2. Develop and Test a Trading Plan
Before risking real money, test your strategy on a demo account. Ensure it has a positive expectancy — meaning that, over time, your average wins outweigh your average losses.
3. Master Risk Management
Adopt the principle of “risking 1–2% of capital per trade”. Always use stop-loss orders and never risk more than you can afford to lose.
4. Control Your Emotions
Use tools like journaling, meditation, or automated trading systems to remove impulsive decisions from your process.

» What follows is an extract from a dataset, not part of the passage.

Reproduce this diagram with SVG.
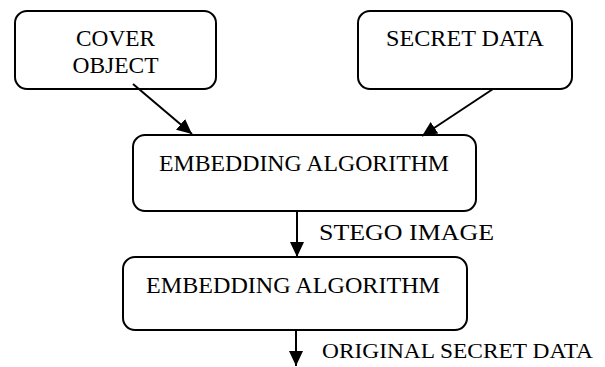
<svg xmlns="http://www.w3.org/2000/svg" width="605" height="367" viewBox="0 0 605 367">
  <style>
    .box { fill: #ffffff; stroke: #000000; stroke-width: 2; }
    .lbl { font-family: "Liberation Serif", "Times New Roman", serif; font-size: 23px; fill: #000000; }
    .edge { stroke: #000000; stroke-width: 2; fill: none; }
  </style>
  <defs>
    <marker id="ah" markerUnits="userSpaceOnUse" markerWidth="16" markerHeight="15" refX="15" refY="7" orient="auto">
      <path d="M0,0 L15,7 L0,14 z" fill="#000000"/>
    </marker>
  </defs>
  <rect width="605" height="367" fill="#ffffff"/>
  <g id="cover-object">
    <rect class="box" x="15" y="11" width="201" height="78" rx="12" ry="12"/>
    <text class="lbl" x="115.5" y="46" text-anchor="middle" textLength="79" lengthAdjust="spacingAndGlyphs">COVER</text>
    <text class="lbl" x="115.5" y="73" text-anchor="middle" textLength="86" lengthAdjust="spacingAndGlyphs">OBJECT</text>
  </g>
  <g id="secret-data">
    <rect class="box" x="358" y="11" width="214" height="78" rx="12" ry="12"/>
    <text class="lbl" x="465" y="46" text-anchor="middle" textLength="158" lengthAdjust="spacingAndGlyphs">SECRET DATA</text>
  </g>
  <g id="embedding-1">
    <rect class="box" x="133" y="135" width="343" height="76" rx="12" ry="12"/>
    <text class="lbl" x="304" y="171" text-anchor="middle" textLength="290" lengthAdjust="spacingAndGlyphs">EMBEDDING ALGORITHM</text>
  </g>
  <g id="embedding-2">
    <rect class="box" x="123" y="257" width="344" height="73" rx="12" ry="12"/>
    <text class="lbl" x="293" y="293" text-anchor="middle" textLength="294" lengthAdjust="spacingAndGlyphs">EMBEDDING ALGORITHM</text>
  </g>
  <g id="connectors">
    <line class="edge" x1="133" y1="84" x2="192" y2="134" marker-end="url(#ah)"/>
    <line class="edge" x1="493" y1="89" x2="422" y2="136" marker-end="url(#ah)"/>
    <line class="edge" x1="297" y1="211" x2="297" y2="257" marker-end="url(#ah)"/>
    <line class="edge" x1="296" y1="330" x2="296" y2="366" marker-end="url(#ah)"/>
    <text class="lbl" x="319" y="240" textLength="175" lengthAdjust="spacingAndGlyphs">STEGO IMAGE</text>
    <text class="lbl" x="322" y="358" style="font-size:21px" textLength="271" lengthAdjust="spacingAndGlyphs">ORIGINAL SECRET DATA</text>
  </g>
</svg>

5. Track and Review Your Trades
Keep a trading journal to record every trade, the rationale behind it, and the outcome. This allows you to identify patterns in both successes and mistakes.
6. Stay Adaptable
Monitor market conditions and adjust your strategy as needed. What works in a trending market might fail in a sideways market.
Final Thoughts
While the odds may seem daunting, the difference between the 90% who fail and the 10% who succeed comes down to discipline, preparation, and adaptability. Trading isn’t about predicting the future perfectly — it’s about managing risk, executing consistently, and learning from every trade.
If you commit to continuous improvement and avoid the pitfalls that trap most traders, you can position yourself firmly in the minority who thrive.